Your first consideration is your own needs. Are you a Junior in high school looking to go off to college after your senior year and live on campus or are you a 25 year old single mother looking to expand her opportunities? Maybe your a young man who has been in the workforce for a few years and wants finally buckle down and get that education everyone keeps hammering him about. Most important though, you want an education. So look at what you need:
-On campus or Off campus housing?
-Available child care?
-Financial Aid?
-Close to home?
-Athletics?

Think long and hard about your own personal needs. The young high school graduate may not need child care, but will need on-campus housing if they will be going to school far from home. Some universities require freshman to live on-campus if they are not living with a relative in the area. Students who work full time may need a campus that offers classes nights and weekends.

Once you've mapped out a little bit of what your biggest concerns are, the biggest question is, what do you want to study? What do you want to be when you grow up? An architect, lawyer, police officer, fireman, psychologist, teacher? Begin your search within schools that offer a curriculum that will lead to an education in whatever field you choose.

* In this economy, community colleges are getting more and more popular. They're increasing their curriculum to meet the demand, and are usually able to provide great financial aid packages. If you are unsure, a community college is a great place to start because the savings is worth it and the value is extremely high. The education provided is no less worthwhile than a university but can sometimes cost from one-third to one-fifth of the cost of tuition for a university.

Most community colleges also transfer their courses easily to nearby universities.

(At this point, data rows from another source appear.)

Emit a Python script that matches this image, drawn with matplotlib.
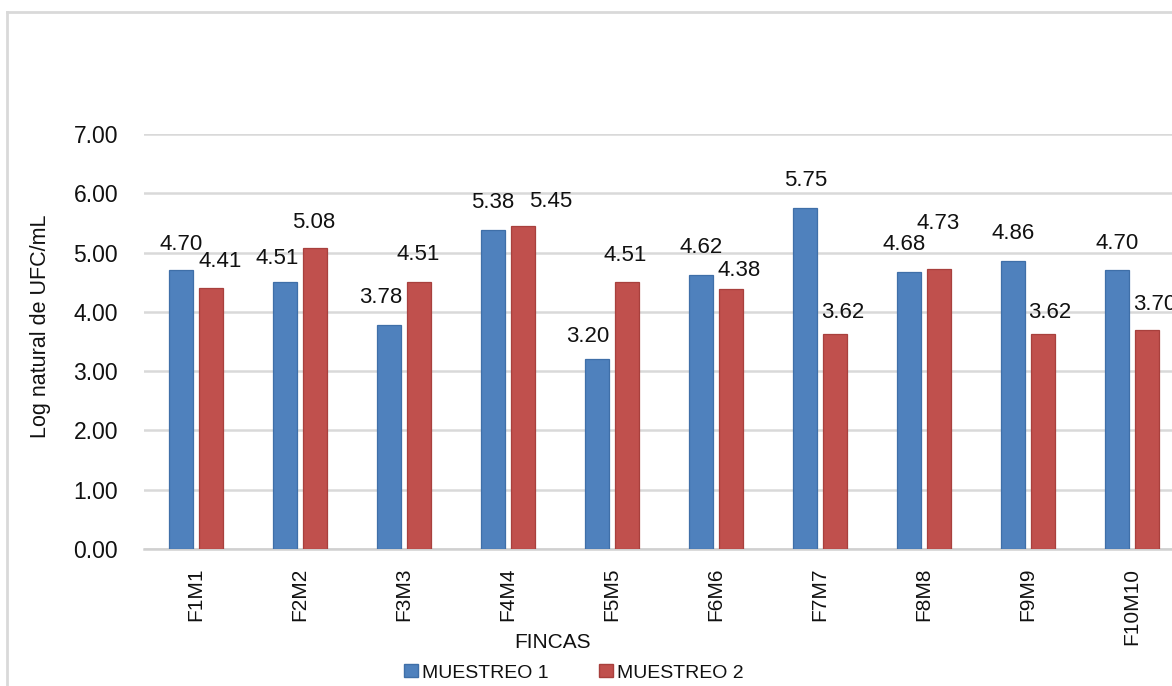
import matplotlib
matplotlib.use("Agg")
import matplotlib.pyplot as plt
import numpy as np
from matplotlib.lines import Line2D
from matplotlib.patches import Patch

categories = ["F1M1", "F2M2", "F3M3", "F4M4", "F5M5", "F6M6", "F7M7", "F8M8", "F9M9", "F10M10"]
muestreo1 = [4.70, 4.51, 3.78, 5.38, 3.20, 4.62, 5.75, 4.68, 4.86, 4.70]
muestreo2 = [4.41, 5.08, 4.51, 5.45, 4.51, 4.38, 3.62, 4.73, 3.62, 3.70]
series_names = ["MUESTREO 1", "MUESTREO 2"]
yticks = [0, 1, 2, 3, 4, 5, 6, 7]

plt.rcParams['font.family'] = ['Liberation Sans', 'DejaVu Sans']

W, H = 1172, 686
fig = plt.figure(figsize=(W / 100, H / 100), dpi=100)
ax = fig.add_axes([144 / W, 1 - 549 / H, 1040 / W, 415 / H])

x = np.arange(len(categories))
bw = 0.23
off = 0.142
blue, red = "#4F81BD", "#C0504D"
ax.bar(x - off, muestreo1, bw, color=blue, edgecolor="#3F6FA8", linewidth=0.9, zorder=3)
ax.bar(x + off, muestreo2, bw, color=red, edgecolor="#A8403D", linewidth=0.9, zorder=3)

# label placement nudges in pixels (dx, dy above bar top), mimicking the reference layout
lab1 = [(0, 27), (-8.5, 24), (-8, 28), (-1, 29), (-9.5, 24), (0, 29), (0, 29), (-5, 28), (0, 28.5), (0, 27.5)]
lab2 = [(9.5, 27), (-1, 26.5), (-1, 28), (28, 25), (-2, 27), (8, 20), (7.5, 23), (-0.5, 46), (7, 23), (8, 26)]
for i, v in enumerate(muestreo1):
    dx, dy = lab1[i]
    ax.annotate(f"{v:.2f}", (x[i] - off, v), xytext=(dx * 0.72, (dy - 1) * 0.72), textcoords="offset points",
                ha="center", va="center", fontsize=16, color="#111111")
for i, v in enumerate(muestreo2):
    dx, dy = lab2[i]
    ax.annotate(f"{v:.2f}", (x[i] + off, v), xytext=(dx * 0.72, (dy - 1) * 0.72), textcoords="offset points",
                ha="center", va="center", fontsize=16, color="#111111", annotation_clip=False)

ax.set_xlim(-0.5, len(categories) - 0.5)
ax.set_ylim(0, 7)
ax.set_yticks(yticks)
ax.set_yticklabels([f"{t:.2f}" for t in yticks], fontsize=16.5, color="#111111")
ax.set_xticks(x)
ax.set_xticklabels(categories, rotation=90, fontsize=15, color="#111111")
ax.tick_params(axis="y", length=0, pad=18.7)
ax.tick_params(axis="x", length=0, pad=13.5)
ax.grid(axis="y", color="#D9D9D9", linewidth=1.8, zorder=0)
for s in ["top", "right", "left"]:
    ax.spines[s].set_visible(False)
ax.spines["bottom"].set_color("#D0D0D0")
ax.spines["bottom"].set_linewidth(1.8)

fig.text(41 / W, 1 - 326 / H, "Log natural de UFC/mL", rotation=90, ha="center", va="center",
         fontsize=15.5, color="#111111")
fig.text(553 / W, 1 - 643 / H, "FINCAS", ha="center", va="center", fontsize=15, color="#111111")

handles = [Patch(facecolor=blue, edgecolor="#3F6FA8"), Patch(facecolor=red, edgecolor="#A8403D")]
fig.legend(handles, series_names, loc="center", bbox_to_anchor=(574 / W, 1 - 673 / H), ncol=2,
           frameon=False, fontsize=14, handlelength=0.72, handleheight=0.62, handletextpad=0.2,
           columnspacing=2.6, borderpad=0, labelcolor="#111111")

# outer chart border
fig.add_artist(Line2D([7 / W, 7 / W], [0, 1 - 12 / H], color="#D9D9D9", linewidth=2))
fig.add_artist(Line2D([7 / W, 1], [1 - 12 / H, 1 - 12 / H], color="#D9D9D9", linewidth=2))

fig.savefig("out.png", dpi=100)
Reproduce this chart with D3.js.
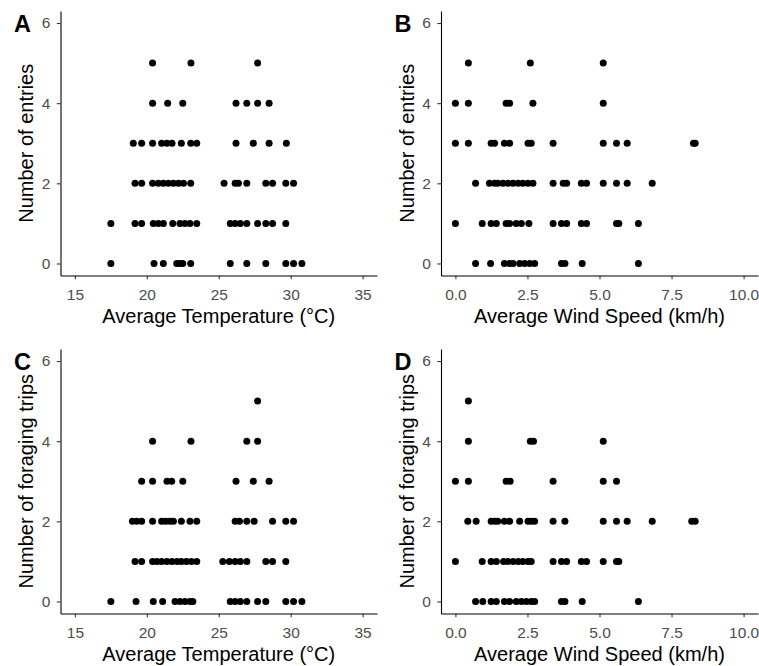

For instance, the community colleges in Texas are easily transferred to most Texas public universities. Not to mention that almost all of your Core Curriculum requirements can be met at a community college. For those who don't know, most liberal arts universities (those that aren't technical schools, usually) require a broad range core-curriculum consisting of literature, math, social sciences, language, and so on. Taking those courses at the community college level can save you a large amount of money as well as provide you with more time to search for a university you would prefer, a major you would like (as a core-curriculum applies to nearly all 4 year degrees), or what field you would like to work in in the near future.

Community colleges are a great asset also for those who need night/weekend classes or online classes to fit their schedule. Look for local college and check out their "Distance Learning" programs. It can be very helpful! Some public universities offer online courses too.

Once you've decided on what you want to study, and you've either completed all you can at the community college level or want to skip that option, look into local universities. Public and private. High school students can find that their guidance counselor is an invaluable resource.

Now that you've narrowed down your choices, apply to the schools. Don't procrastinate. you made need ample time to complete essays. Be sure you've completed the most recent FAFSA (the Free Application for Federal Student Aid), and added the schools you've applied to to your FAFSA so that your prospective schools can look at your Financial Aid options and put together a well rounded package for you.

Once you start receiving your acceptance letters (hopefully!), you should start seeing financial aid package information. (If you qualify, of course!) Look through them carefully. Weigh your options. Loans? Grants? Scholarships? What is your Estimated Cost of Attendance? (Should be easily available by the institution, probably mailed to you with your financial aid package) Weigh the cost versus how much money they're providing. Look into the local cost of living in the area (if moving for school). Talk with family about their ideas, people with experience around you are great resources!

Once you've weighed the best packages, pick your new school! It's been a long process! Celebrate!